TiO2-coated ultrathin SnO2 nanosheets used as photoanodes for dye-sensitized solar cells with high efficiency

Abstract

Ultrathin SnO2 nanosheets were prepared by a hydrothermal method using SnF2 and methenamine as precursor and morphology controlling agent, respectively. Structural characterizations indicate that these ultrathin SnO2 nanosheets having a thickness of approximately 4-6 nm can assemble into a three-dimensional, flowerlike architecture. Due to the higher electron mobility and enhanced light-scattering effect of these hierarchical structures, the dye-sensitized solar cells (DSSCs) based on such SnO2 architectures exhibit much higher cell performance than that of SnO2 nanoparticles.

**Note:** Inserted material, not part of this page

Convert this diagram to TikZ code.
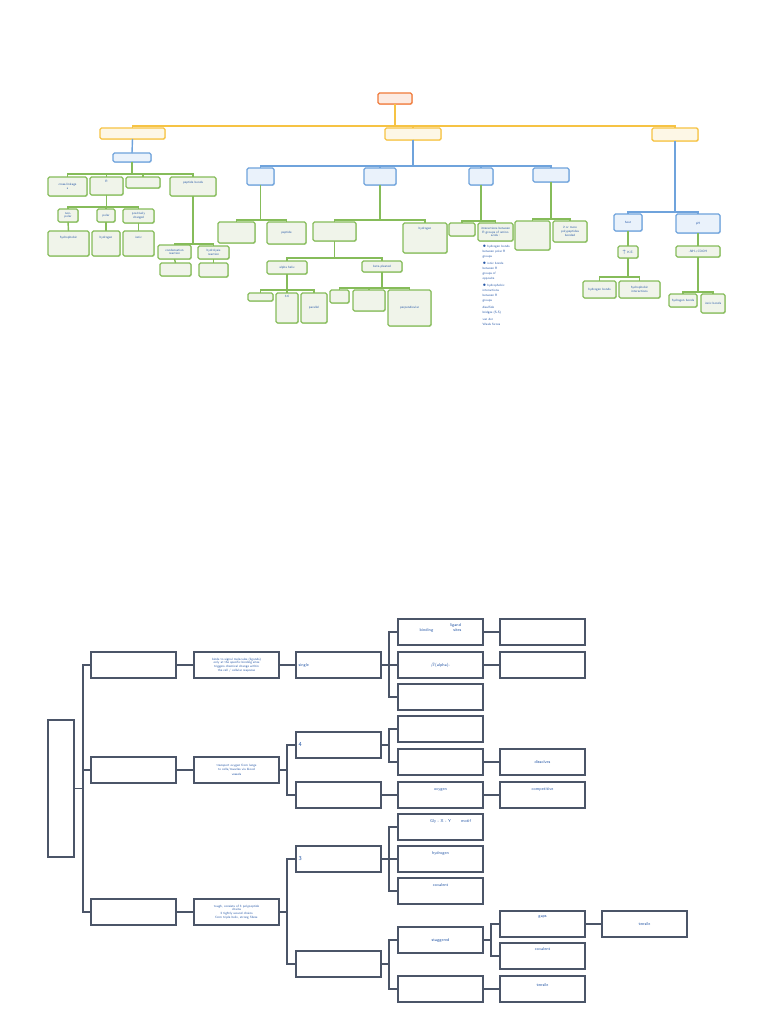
\documentclass[tikz,border=0pt]{standalone}
\usetikzlibrary{calc, shadows}
\definecolor{orangecol}{HTML}{F07A3A}
\definecolor{orangefill}{HTML}{FCEBE2}
\definecolor{yellowcol}{HTML}{F6C344}
\definecolor{yellowfill}{HTML}{FDF7E6}
\definecolor{bluecol}{HTML}{6FA3DC}
\definecolor{bluefill}{HTML}{EAF2FB}
\definecolor{greencol}{HTML}{86BC5A}
\definecolor{greenfill}{HTML}{F0F4EA}
\definecolor{treecol}{HTML}{4B5568}
\definecolor{inkcol}{HTML}{2456A6}

\begin{document}
\begin{tikzpicture}[
    x=1pt, y=-1pt,
    every node/.style={font=\sffamily},
    sz/.style 2 args={minimum width=#1, minimum height=#2},
    hand/.style={font=\sffamily\fontsize{3.2}{3.8}\selectfont, text=inkcol, align=center},
    handlg/.style={font=\sffamily\fontsize{4.2}{4.8}\selectfont, text=inkcol, align=center},
    orbox/.style={
        draw=orangecol, fill=orangefill, rounded corners=1.5pt, line width=1.4pt,
        inner sep=0pt, outer sep=0pt,
        drop shadow={shadow xshift=0.8pt, shadow yshift=-0.8pt, fill=orangecol, opacity=0.35},
    },
    ylbox/.style={
        draw=yellowcol, fill=yellowfill, rounded corners=1.5pt, line width=1.4pt,
        inner sep=0pt, outer sep=0pt,
        drop shadow={shadow xshift=0.8pt, shadow yshift=-0.8pt, fill=yellowcol, opacity=0.35},
    },
    blbox/.style={
        draw=bluecol, fill=bluefill, rounded corners=1.5pt, line width=1.3pt,
        inner sep=0pt, outer sep=0pt,
        drop shadow={shadow xshift=0.8pt, shadow yshift=-0.8pt, fill=bluecol, opacity=0.4},
    },
    grbox/.style={
        draw=greencol, fill=greenfill, rounded corners=1.5pt, line width=1.3pt,
        inner sep=0.5pt, outer sep=0pt, hand,
        drop shadow={shadow xshift=0.8pt, shadow yshift=-0.8pt, fill=greencol, opacity=0.45},
    },
    tbox/.style={
        draw=treecol, fill=white, line width=1.3pt, inner sep=1pt, outer sep=0pt,
        minimum width=85pt, minimum height=26pt, handlg,
    },
    ylline/.style={draw=yellowcol, line width=1.4pt},
    blline/.style={draw=bluecol, line width=1.4pt},
    grline/.style={draw=greencol, line width=1.4pt},
    tline/.style={draw=treecol, line width=1.3pt},
]
\useasboundingbox (0,0) rectangle (768,1024);

% === Mind map (top) ===
\node[orbox, sz={34}{11}] (topic) at (395,98.5) {};

\node[ylbox, sz={65}{11}] (structure) at (132.5,133.5) {};
\node[ylbox, sz={56}{12}] (levels) at (413,134) {};
\node[ylbox, sz={46}{13}] (denature) at (675,134.5) {};

\draw[ylline] (topic.south) -- ++(0,22) -| (structure.north);
\draw[ylline] (topic.south) -- ++(0,22) -| (levels.north);
\draw[ylline] (topic.south) -- ++(0,22) -| (denature.north);

% amino acids branch
\node[blbox, sz={38}{9}] (amino) at (132,157.5) {};
\draw[blline] (structure.south) -- (amino.north);

\node[grbox, sz={39}{19}] (crosslink) at (67.5,186.5) {cross-linkage\\s};
\node[grbox, sz={33}{18}] (rgroup) at (106.5,186) {R\\[5pt]};
\node[grbox, sz={34}{11}] (amine) at (143,182.5) {};
\node[grbox, sz={46}{19}] (peptidebond) at (193,186.5) {peptide bonds\\[5pt]};
\foreach \n in {crosslink, rgroup, amine, peptidebond}
    \draw[grline] (amino.south) -- ++(0,12) -| (\n.north);

\node[grbox, sz={20}{13}] (nonpolar) at (68,215.5) {non-\\polar};
\node[grbox, sz={18}{13}] (polar) at (106,215.5) {polar};
\node[grbox, sz={31}{14}] (charged) at (138.5,216) {positively\\charged};
\foreach \n in {nonpolar, polar, charged}
    \draw[grline] (rgroup.south) -- ++(0,12) -| (\n.north);

\node[grbox, sz={41}{25}] (hydrophobic) at (68.5,243.5) {hydrophobic\\[8pt]};
\node[grbox, sz={28}{25}] (hbond) at (106,243.5) {hydrogen\\[8pt]};
\node[grbox, sz={31}{25}] (ionic) at (138.5,243.5) {ionic\\[8pt]};
\draw[grline] (nonpolar.south) -- (hydrophobic.north);
\draw[grline] (polar.south) -- (hbond.north);
\draw[grline] (charged.south) -- (ionic.north);

\node[grbox, sz={33}{14}] (condense) at (174.5,252) {condensation\\reaction};
\node[grbox, sz={31}{13}] (hydrolysis) at (213.5,252.5) {hydrolysis\\reaction};
\foreach \n in {condense, hydrolysis}
    \draw[grline] (peptidebond.south) -- ++(0,48) -| (\n.north);
\node[grbox, sz={31}{13}] (condenseb) at (175.5,269.5) {};
\node[grbox, sz={29}{14}] (hydrolysisb) at (213.5,270) {};
\draw[grline] (condense.south) -- (condenseb.north);
\draw[grline] (hydrolysis.south) -- (hydrolysisb.north);

% levels of structure branch
\node[blbox, sz={27}{17}] (primary) at (260.5,176.5) {};
\node[blbox, sz={32}{17}] (secondary) at (380,176.5) {};
\node[blbox, sz={24}{17}] (tertiary) at (481,176.5) {};
\node[blbox, sz={36}{14}] (quaternary) at (551,175) {};
\foreach \n in {primary, secondary, tertiary, quaternary}
    \draw[blline] (levels.south) -- ++(0,26) -| (\n.north);

\node[grbox, sz={37}{21}] (sequence) at (236.5,232.5) {};
\node[grbox, sz={39}{22}] (peptide) at (286.5,233) {peptide};
\foreach \n in {sequence, peptide}
    \draw[grline] (primary.south) -- ++(0,35) -| (\n.north);

\node[grbox, sz={43}{19}] (shapes) at (334.5,231.5) {};
\node[grbox, sz={44}{30}] (hydrogen) at (425,238) {hydrogen\\[16pt]};
\foreach \n in {shapes, hydrogen}
    \draw[grline] (secondary.south) -- ++(0,35) -| (\n.north);

\node[grbox, sz={40}{13}] (alpha) at (287,267.5) {alpha helix};
\node[grbox, sz={40}{11}] (beta) at (382,266.5) {beta pleated};
\foreach \n in {alpha, beta}
    \draw[grline] (shapes.south) -- ++(0,17) -| (\n.north);

\node[grbox, sz={25}{8}] (alphaa) at (260.5,297) {};
\node[grbox, sz={22}{30}] (turns) at (287,308) {3.6\\[20pt]};
\node[grbox, sz={26}{30}] (parallel) at (314,308) {parallel};
\foreach \n in {alphaa, turns, parallel}
    \draw[grline] (alpha.south) -- ++(0,16) -| (\n.north);

\node[grbox, sz={19}{13}] (betaa) at (339.5,296.5) {};
\node[grbox, sz={32}{21}] (betab) at (369,300.5) {};
\node[grbox, sz={43}{36}] (perp) at (409.5,308) {perpendicular};
\foreach \n in {betaa, betab, perp}
    \draw[grline] (beta.south) -- ++(0,16) -| (\n.north);

\node[grbox, sz={26}{13}] (fold) at (462,229.5) {};
\node[grbox, sz={35}{18}] (rinteract) at (495.5,232) {interactions between\\R groups of amino\\acids :};
\foreach \n in {fold, rinteract}
    \draw[grline] (tertiary.south) -- ++(0,36) -| (\n.north);
\node[hand, anchor=north west, align=left, text width=38pt,
      font=\sffamily\fontsize{3.2}{5}\selectfont] (bondlist) at (479,242) {
    $\bullet$ hydrogen bonds\\ between polar R\\ groups\\[2pt]
    $\bullet$ ionic bonds\\ between R\\ groups of\\ opposite\\[2pt]
    $\bullet$ hydrophobic\\ interactions\\ between R\\ groups\\[2pt]
    disulfide\\ bridges (S-S)\\[2pt]
    van der\\ Waals forces
};

\node[grbox, sz={35}{29}] (subunit) at (532.5,235.5) {};
\node[grbox, sz={34}{21}] (chains) at (570,231.5) {2 or more\\polypeptides\\bonded};
\foreach \n in {subunit, chains}
    \draw[grline] (quaternary.south) -- ++(0,37) -| (\n.north);

% denaturation branch
\node[blbox, sz={28}{17}, hand] (heat) at (628,222.5) {heat};
\node[blbox, sz={44}{19}, hand] (ph) at (698,223.5) {pH};
\foreach \n in {heat, ph}
    \draw[blline] (denature.south) -- ++(0,71) -| (\n.north);

\node[grbox, sz={20}{12}] (kinetic) at (628,252) {$\uparrow$ K.E.};
\draw[grline] (heat.south) -- (kinetic.north);
\node[grbox, sz={33}{17}] (heathb) at (599.5,289.5) {hydrogen bonds};
\node[grbox, sz={41}{17}] (heathi) at (639.5,289.5) {hydrophobic\\interactions};
\foreach \n in {heathb, heathi}
    \draw[grline] (kinetic.south) -- ++(0,19) -| (\n.north);

\node[grbox, sz={44}{11}] (charge) at (698,251.5) {-NH+COOH};
\draw[grline] (ph.south) -- (charge.north);
\node[grbox, sz={28}{13}] (phhb) at (683,300.5) {hydrogen bonds};
\node[grbox, sz={24}{19}] (phionic) at (713,303.5) {ionic bonds};
\foreach \n in {phhb, phionic}
    \draw[grline] (charge.south) -- ++(0,35) -| (\n.north);

% === Protein function tree (bottom) ===
\node[tbox, sz={26}{137}] (protein) at (61,788.5) {};

\node[tbox] (receptor) at (133.5,665) {};
\node[tbox] (haemo) at (133.5,770) {};
\node[tbox] (collagen) at (133.5,912) {};
\foreach \n in {receptor, haemo, collagen}
    \draw[tline] (protein.east) -- ++(9,0) |- (\n.west);

\node[tbox, hand] (recfn) at (236.5,665) {binds to signal molecules (ligands)\\only at the specific binding sites\\triggers chemical change within\\the cell / cellular response};
\node[tbox, hand] (haefn) at (236.5,770) {transport oxygen from lungs\\to cells/muscles via blood\\[2pt]vessels};
\node[tbox, hand] (colfn) at (236.5,912) {tough, consists of 3 polypeptide\\chains\\3 tightly wound chains\\form triple helix, strong fibres};
\draw[tline] (receptor.east) -- (recfn.west);
\draw[tline] (haemo.east) -- (haefn.west);
\draw[tline] (collagen.east) -- (colfn.west);

\node[tbox, text width=80pt, align=left] (single) at (338.5,665) {single\\[8pt]};
\node[tbox, text width=80pt, align=left] (subunits) at (338.5,745) {{\fontsize{6}{6}\selectfont 4}\\[8pt]};
\node[tbox] (haem) at (338.5,795) {};
\draw[tline] (recfn.east) -- (single.west);
\draw[tline] (haefn.east) -- ++(8,0) |- (subunits.west);
\draw[tline] (haefn.east) -- ++(8,0) |- (haem.west);

\node[tbox, text width=80pt, align=left] (triple) at (338.5,859) {{\fontsize{6}{6}\selectfont 3}\\[8pt]};
\node[tbox] (fibres) at (338.5,964) {};
\draw[tline] (colfn.east) -- ++(8,0) |- (triple.west);
\draw[tline] (colfn.east) -- ++(8,0) |- (fibres.west);

\node[tbox] (sites) at (440.5,632) {\hspace{30pt}ligand\\binding\hspace{20pt}sites\\[4pt]};
\node[tbox] (alphatype) at (440.5,665) {$\beta$(alpha)-};
\node[tbox] (recc) at (440.5,697) {};
\foreach \n in {sites, alphatype, recc}
    \draw[tline] (single.east) -- ++(8,0) |- (\n.west);

\node[tbox] (haema) at (440.5,729) {};
\node[tbox] (haemb) at (440.5,762) {};
\foreach \n in {haema, haemb}
    \draw[tline] (subunits.east) -- ++(8,0) |- (\n.west);
\node[tbox] (oxygen) at (440.5,795) {oxygen\\[6pt]};
\draw[tline] (haem.east) -- (oxygen.west);

\node[tbox] (motif) at (440.5,827) {\hspace{20pt}Gly - X - Y\hspace{10pt}motif\\[8pt]};
\node[tbox] (colhb) at (440.5,859) {hydrogen\\[8pt]};
\node[tbox] (colcov) at (440.5,891) {covalent\\[8pt]};
\foreach \n in {motif, colhb, colcov}
    \draw[tline] (triple.east) -- ++(8,0) |- (\n.west);

\node[tbox] (stagger) at (440.5,940) {staggered};
\node[tbox] (fibreb) at (440.5,989) {};
\foreach \n in {stagger, fibreb}
    \draw[tline] (fibres.east) -- ++(8,0) |- (\n.west);

\node[tbox] (sitesb) at (542.5,632) {};
\node[tbox] (alphab) at (542.5,665) {};
\node[tbox] (dissolve) at (542.5,762) {dissolves};
\node[tbox] (compete) at (542.5,795) {competitive\\[6pt]};
\draw[tline] (sites.east) -- (sitesb.west);
\draw[tline] (alphatype.east) -- (alphab.west);
\draw[tline] (haemb.east) -- (dissolve.west);
\draw[tline] (oxygen.east) -- (compete.west);

\node[tbox] (gaps) at (542.5,924) {gaps\\[10pt]};
\node[tbox] (crossb) at (542.5,956) {covalent\\[10pt]};
\foreach \n in {gaps, crossb}
    \draw[tline] (stagger.east) -- ++(8,0) |- (\n.west);
\node[tbox] (tensile) at (542.5,989) {tensile\\[4pt]};
\draw[tline] (fibreb.east) -- (tensile.west);

\node[tbox] (strength) at (644.5,924) {tensile};
\draw[tline] (gaps.east) -- (strength.west);

\end{tikzpicture}
\end{document}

Furthermore, coating a TiO2 layer on these ultrathin SnO2 nanosheets can also significantly improve the short-circuit current, open-circuit voltage, and fill factor. Compared with the plain SnO2 nanosheets, the TiO2 coating on these ultrathin SnO2 nanosheets can lead to more than 7 times improvement in the energy conversion efficiency. With a thin layer of TiO2 coating, the highest overall photoconversion efficiency of DSSCs based on SnO2 nanosheets is approximately 2.82%, which is over 2 times higher than that of DSSCs constructed by conversional SnO2 nanoparticles.